Thaddeus,
There are many variables that will affect your electric bill and it is a legitimate complaint from your tenant. It may not be proper for her to break her lease but if the electric bill is so high that it has changed the affordability ratio for her, you have a potential problem for non-payment! She is obviously a responsible person or she would not have asked you to change the lease terms. Here are my suggestions:
1) Ask your tenant about the difference in square footage between her last place and this. It should be easy to understand that a larger place uses more electric.
2) Ask about the size of her household, if there is a new baby or boyfriend, this will affect the electric usage. This is also easy to find.
3) Ask if she has any electric appliances that she did not have at the last place. New TV's, Computers, Printers, Entertainment systems all use electricity differently than she has done in the past.
4) Check the electric supplier and rate from her last home. If it is in the same city and a different supplier, have her change to the other supplier. If it is a different city and that supplier is not available or perhaps the same supplier but different negotiated rate with the city in your area, point this out. She should recognize that her move to be closer to work or whatever came with a price increase in electric that nobody knew about.
5) Check the usage of existing appliances and equipment. If someone in the house is mining Bitcoin for example and leaving the computer on 24 hours a day that will be more expensive. If she is using a washer dryer in your apartment but at her old place she had to go to the laundry room or laundromat, her costs may actually be less for the convenience and she doesn't recognize that. Check the age and function of the refrigerator. Sometimes these just use too much power. You may be able to borrow a gauge to measure the power consumption at your library or city hall or your local power company.
6) Check if she is now using more power supplies for devices. These buggers are power hogs!
7) Check with the power company to see if the bill is similar to the neighbors. If not, the problem is in your house.
8) Ask if the lights ever get suddenly brighter for a moment and then go back to normal or if the tenant notices that she must frequently replace bulbs. If yes, then you have a good indication of a loose neutral wire. Either way, check for a loose or resistive neutral wire in the house. This will drain power faster than you might imagine. The loose wire will periodically connect and then disconnect at unpredictable times perhaps even "connect" with a small gap that allows the power to flow but requires more of it to complete the connection. This is a dangerous fire and electrocution hazard and must be addressed immediately. Sometimes the only indication you have of this is the higher than normal bill. This was the problem in my home until my wife informed me that we were regularly paying double the rate the neighbors pay. The power company will check this likely at no charge. If you have one, the bill is higher because more voltage is required to run your devices due to a loss in the line.

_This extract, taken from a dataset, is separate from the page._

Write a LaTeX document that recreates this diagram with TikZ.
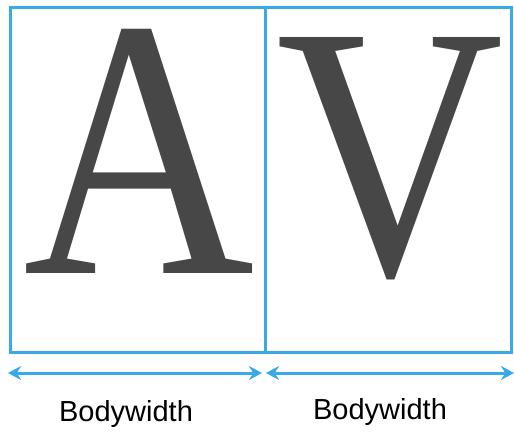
\documentclass[tikz,border=0pt]{standalone}
\usepackage{fontspec}
\setmainfont{Liberation Serif}
\newfontfamily\labelfont{Liberation Sans}
\usepackage{graphicx}
\usepackage{tikz}
\usetikzlibrary{arrows.meta,positioning}

\definecolor{lineblue}{RGB}{58,169,232}
\definecolor{glyphgray}{RGB}{71,71,71}

\begin{document}
\begin{tikzpicture}[
        x=1pt,y=1pt,
        panel/.style={rectangle,draw=lineblue,line width=3pt,inner sep=0pt,outer sep=0pt,anchor=north west},
        glyph/.style={inner sep=0pt,text=glyphgray,anchor=base west,font=\fontsize{362}{362}\selectfont},
        widtharrow/.style={{Stealth[length=13pt,width=14pt]}-{Stealth[length=13pt,width=14pt]},draw=lineblue,line width=3pt},
        caption/.style={font=\labelfont\fontsize{29}{31}\selectfont,anchor=base},
    ]
    \useasboundingbox (0,0) rectangle (514,432);
    % === panels ===
    \node[panel,minimum width=254.5pt,minimum height=345pt] (leftpanel) at (10.5,424.5) {};
    \node[panel,minimum width=246.5pt,minimum height=345pt] (rightpanel) at (265,424.5) {};

    % === letters ===
    \node[glyph,font=\fontsize{370}{370}\selectfont] (letA) at (23,159) {\scalebox{0.866}[1]{A}};
    \node[glyph] (letV) at (276,158) {\scalebox{0.87}[1]{V}};

    % === body widths ===
    \coordinate (aL) at (8,59);
    \coordinate (aR) at (262,59);
    \coordinate (vL) at (266,59);
    \coordinate (vR) at (514,59);
    \draw[widtharrow] (aL) -- (aR);
    \draw[widtharrow] (vL) -- (vR);

    \node[caption] (capA) at (126,11) {Bodywidth};
    \node[caption] (capV) at (380,13) {Bodywidth};
\end{tikzpicture}
\end{document}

Once you have identified the problem area, you can work on solutions. What follows are several solutions that are cheaper than finding a new qualified, responsible tenant.

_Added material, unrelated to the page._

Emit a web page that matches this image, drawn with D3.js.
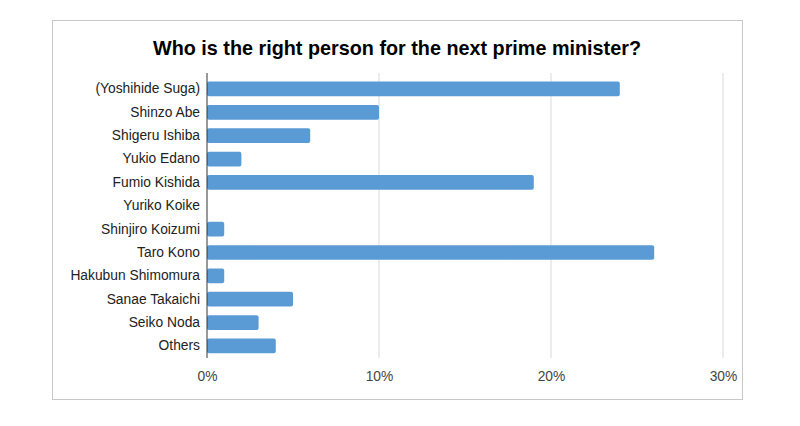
<!DOCTYPE html>
<html>
<head>
<meta charset="utf-8">
<script src="https://cdn.jsdelivr.net/npm/d3@7"></script>
<style>
  body { margin: 0; background: #fff; }
  text { font-family: Arial, "Liberation Sans", sans-serif; }
</style>
</head>
<body>
<svg id="chart"></svg>
<script>
const chartWidth = 800;
const chartHeight = 426;

const TITLE = "Who is the right person for the next prime minister?";

const names = ["(Yoshihide Suga)", "Shinzo Abe", "Shigeru Ishiba", "Yukio Edano", "Fumio Kishida",
  "Yuriko Koike", "Shinjiro Koizumi", "Taro Kono", "Hakubun Shimomura", "Sanae Takaichi",
  "Seiko Noda", "Others"];
const percents = [24, 10, 6, 2, 19, 0, 1, 26, 1, 5, 3, 4];
const xTicks = [0, 10, 20, 30];

const plot = {left: 207, right: 723, top: 73, bottom: 358};
const BAR_COLOR = "#5b9bd5";

let svg = d3.select("#chart")
    .attr("width", chartWidth)
    .attr("height", chartHeight);

// outer frame
svg.append("rect")
    .attr("x", 52.5).attr("y", 20.5)
    .attr("width", 690).attr("height", 379)
    .attr("fill", "#fff")
    .attr("stroke", "#c8c8c8");

svg.append("text")
    .attr("x", 397).attr("y", 55)
    .attr("text-anchor", "middle")
    .attr("font-size", 19.8)
    .attr("font-weight", "bold")
    .attr("fill", "#000")
    .text(TITLE);

let xScale = d3.scaleLinear().domain([0, 30]).range([plot.left, plot.right]);
let yScale = d3.scaleBand().domain(names).range([77.3, 357.6]).paddingInner(0.37).paddingOuter(0.185);

// gridlines
svg.append("g")
    .selectAll("line")
    .data(xTicks.slice(1))
    .join("line")
    .attr("x1", d => xScale(d)).attr("x2", d => xScale(d))
    .attr("y1", plot.top).attr("y2", plot.bottom)
    .attr("stroke", "#d9d9d9")
    .attr("stroke-width", 1);

let xAxis = svg.append("g")
    .attr("transform", `translate(0,${plot.bottom})`)
    .call(d3.axisBottom(xScale).tickValues(xTicks).tickFormat(d => d + "%").tickSize(0).tickPadding(13));
xAxis.select(".domain").remove();
xAxis.selectAll("text")
    .attr("font-size", 13.8)
    .attr("fill", "#444")
    .attr("font-family", "Arial, 'Liberation Sans', sans-serif");

// bars
svg.append("g")
    .selectAll("rect")
    .data(names.map((n, i) => ({name: n, value: percents[i]})).filter(d => d.value > 0))
    .join("rect")
    .attr("x", xScale(0))
    .attr("y", d => yScale(d.name))
    .attr("width", d => xScale(d.value) - xScale(0))
    .attr("height", yScale.bandwidth())
    .attr("rx", 2)
    .attr("fill", BAR_COLOR);

// zero line
svg.append("line")
    .attr("x1", xScale(0)).attr("x2", xScale(0))
    .attr("y1", plot.top).attr("y2", plot.bottom)
    .attr("stroke", "#333")
    .attr("stroke-width", 1);

let yAxis = svg.append("g")
    .attr("transform", `translate(${plot.left},0)`)
    .call(d3.axisLeft(yScale).tickSize(0).tickPadding(7));
yAxis.select(".domain").remove();
yAxis.selectAll("text")
    .attr("font-size", 13.8)
    .attr("fill", "#222")
    .attr("font-family", "Arial, 'Liberation Sans', sans-serif");
</script>
</body>
</html>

1) Purchase, or have her do it, a supply of LED bulbs for every lamp and fixture in the house. The price of these devices has really come down and they are as affordable as the old carbon filament lamps once were. Some of these lights can last for 18+ years so they will still be there for your next tenant and they could possibly cut the electric bill by as much as half which, in your case would reduce the tenant back to her original power consumption level. If this saves the tenant, it is more than worth it.

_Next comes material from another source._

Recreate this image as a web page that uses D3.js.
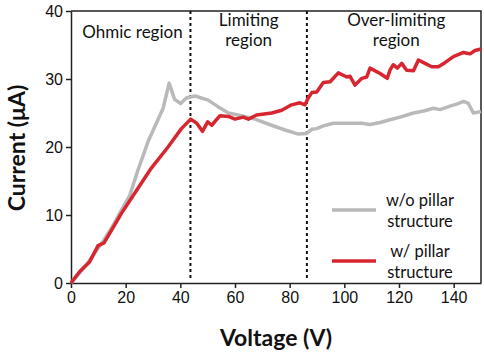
<!DOCTYPE html>
<html>
<head>
<meta charset="utf-8">
<script src="https://cdn.jsdelivr.net/npm/d3@7"></script>
<style>
  body { margin: 0; background: #fff; }
  svg { font-family: Lato, "Open Sans", sans-serif; }
  .axis text { font-size: 16px; fill: #111; }
  .axis path, .axis line { stroke: #222; stroke-width: 1.5; }
  .axis-title { font-size: 23px; font-weight: bold; fill: #111; }
  .region-label { font-size: 17px; fill: #111; }
  .legend-label { font-size: 16.5px; fill: #111; }
</style>
</head>
<body>
<div id="chart"></div>
<script>
// w/o pillar structure
var grayV = [0, 3, 6, 9, 12, 15, 18, 21.5, 24.5, 28.2, 31.8, 33.7, 35.9, 37.9, 40.1, 42.2, 45.4, 50.2, 53.9, 57.6,
             62.4, 67.3, 73.4, 78.3, 83.2, 86.2, 88.1, 89.9, 92.3, 96, 102.1, 106.4, 109.4, 113.1, 116.7, 120.4,
             125.3, 129, 132.6, 135, 138.7, 141.1, 143.6, 145.4, 147.2, 150];
var grayI = [0, 1.4, 2.9, 4.6, 6.3, 8.2, 10.4, 12.9, 16.6, 20.8, 24.0, 25.7, 29.4, 27.0, 26.4, 27.2, 27.5, 26.9, 25.9, 25.0,
             24.6, 24.1, 23.2, 22.5, 21.9, 22.0, 22.6, 22.7, 23.1, 23.5, 23.5, 23.5, 23.3, 23.6, 24.0, 24.4,
             25.0, 25.3, 25.7, 25.5, 26.0, 26.3, 26.7, 26.4, 25.0, 25.2];

// w/ pillar structure
var redV = [0, 3.2, 6.8, 9.9, 12.1, 18.4, 23.3, 29.4, 35.5, 40.4, 43.8, 46, 48.1, 50, 51.5, 54.5, 57.6, 60, 63,
            64.9, 67.9, 73.4, 77.1, 80.7, 83.8, 85.6, 86.8, 88.1, 89.9, 92.3, 94.8, 97.8, 100.9, 102.1, 103.9,
            106.4, 108.2, 109.4, 113.1, 115.7, 116.7, 117.9, 119.4, 121, 122.8, 125.3, 127.1, 129.5, 132, 134.4,
            136.8, 139.9, 143.6, 146, 147.8, 150];
var redI = [0, 1.7, 3.1, 5.5, 5.9, 10.2, 13.2, 16.9, 20.0, 22.7, 24.1, 23.5, 22.3, 23.7, 23.2, 24.6, 24.5, 24.1, 24.4,
            24.1, 24.7, 25.0, 25.4, 26.2, 26.5, 26.2, 27.2, 28.0, 28.1, 29.5, 29.6, 30.9, 30.3, 30.4, 29.1,
            30.1, 30.3, 31.6, 30.8, 30.1, 31.3, 32.1, 31.6, 32.3, 31.3, 31.2, 32.8, 32.3, 31.8, 31.8,
            32.4, 33.3, 33.9, 33.7, 34.2, 34.4];

var xTicks = [0, 20, 40, 60, 80, 100, 120, 140];
var yTicks = [0, 10, 20, 30, 40];
var regionBounds = [43.7, 86.3];
var regionLabels = [["Ohmic region"], ["Limiting", "region"], ["Over-limiting", "region"]];
var regionCenters = [22.5, 65, 119];
var seriesNames = [["w/o pillar", "structure"], ["w/ pillar", "structure"]];
var seriesColors = ["#b9b9b9", "#d7262f"];

var margin = { top: 11, right: 3, bottom: 73, left: 71 };
var width = 484 - margin.left - margin.right,
    height = 356 - margin.top - margin.bottom;

var svg = d3.select('#chart')
            .append('svg')
            .attr('width', 484)
            .attr('height', 356)
            .append('g')
            .attr('transform', 'translate(' + margin.left + ',' + margin.top + ')');

var x = d3.scaleLinear().domain([0, 150]).range([0, width]);
var y = d3.scaleLinear().domain([0, 40]).range([height, 0]);

// Axes
svg.append('g')
   .attr('class', 'axis')
   .attr('transform', 'translate(0,' + height + ')')
   .call(d3.axisBottom(x).tickValues(xTicks).tickSize(5).tickPadding(4).tickSizeOuter(0));

svg.append('g')
   .attr('class', 'axis')
   .call(d3.axisLeft(y).tickValues(yTicks).tickSize(5).tickPadding(3).tickSizeOuter(0));

// Top and right frame
svg.append('path')
   .attr('d', 'M0,0H' + width + 'V' + height)
   .attr('fill', 'none')
   .attr('stroke', '#222')
   .attr('stroke-width', 1.5);

// Region dividers
svg.selectAll('.divider')
   .data(regionBounds)
   .enter()
   .append('line')
   .attr('class', 'divider')
   .attr('x1', function(d) { return x(d); })
   .attr('x2', function(d) { return x(d); })
   .attr('y1', 0)
   .attr('y2', height - 5)
   .attr('stroke', '#111')
   .attr('stroke-width', 2)
   .attr('stroke-dasharray', '3,3');

// Region labels
regionLabels.forEach(function(lines, i) {
  var t = svg.append('text')
             .attr('class', 'region-label')
             .attr('text-anchor', 'middle')
             .attr('x', x(regionCenters[i]))
             .attr('y', lines.length === 1 ? 27 : 15);
  lines.forEach(function(s, j) {
    t.append('tspan')
     .attr('x', x(regionCenters[i]))
     .attr('dy', j === 0 ? 0 : 20)
     .text(s);
  });
});

// Lines
var line = d3.line()
             .x(function(d) { return x(d[0]); })
             .y(function(d) { return y(d[1]); });

var grayData = grayV.map(function(v, i) { return [v, grayI[i]]; });
var redData = redV.map(function(v, i) { return [v, redI[i]]; });

[grayData, redData].forEach(function(data, i) {
  svg.append('path')
     .datum(data)
     .attr('fill', 'none')
     .attr('stroke', seriesColors[i])
     .attr('stroke-width', 3.5)
     .attr('stroke-linejoin', 'round')
     .attr('d', line);
});

// Legend
var legendY = [199, 250];
seriesNames.forEach(function(lines, i) {
  svg.append('line')
     .attr('x1', 261)
     .attr('x2', 305)
     .attr('y1', legendY[i])
     .attr('y2', legendY[i])
     .attr('stroke', seriesColors[i])
     .attr('stroke-width', 3.5);
  var t = svg.append('text')
             .attr('class', 'legend-label')
             .attr('text-anchor', 'middle')
             .attr('y', legendY[i] - 4);
  lines.forEach(function(s, j) {
    t.append('tspan')
     .attr('x', 349)
     .attr('dy', j === 0 ? 0 : 21)
     .text(s);
  });
});

// Axis titles
svg.append('text')
   .attr('class', 'axis-title')
   .attr('text-anchor', 'middle')
   .attr('x', 205)
   .attr('y', height + 63)
   .text('Voltage (V)');

svg.append('text')
   .attr('class', 'axis-title')
   .attr('text-anchor', 'middle')
   .attr('transform', 'rotate(-90)')
   .attr('x', -137)
   .attr('y', -46)
   .text('Current (μA)');
</script>
</body>
</html>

2) Replace the offending appliance. If your refrigerator is sucking back power at pre-1970 levels, you need a new one anyway. Today's appliances are quiet and energy efficient. Any one appliance is cheaper than all the costs of getting a new tenant.
3) Get the power company to do an energy analysis and check the house for bad neutral connections as mentioned above.
4) Purchase a set-back thermostat for the house. These are big energy savers! Show the tenant how to use it, you can get one at the big box store or get a pro to install it for under $100 in most areas.
5) Buy some timers to control the power supplies on the tenant's devices. By midnight her phone and toothbrush are likely at full power and you can turn off the power to those outlets without interfering with the tenants' use of those devices. You can have the power come back on just before wake-up time just to be certain that the power is topped up. You can actually use these on all your electrical devices and appliances in the house. Turning off your equipment doesn't mean you cut the power, it only means you suspended the operation of it. If the equipment has a little red or green etc., led indicator on it, that is an indication that it is still using power to run your remote control and such.
6) Change the furnace filters and explain that the furnace/AC can use as much as 40% more with a dirty filter than with a clean one. That's a great way to get the tenant to commit to regularly changing them when she can see the difference in her pocket!
There are other things you can do besides this. Check with your power company or with the USA Federal Government. The government has got more stuff to work with than you could ever believe in all areas of your life and business. Check them out at https://www.usa.gov/
I hope this helps!
Holler if you heard me! I'm available to answer questions too.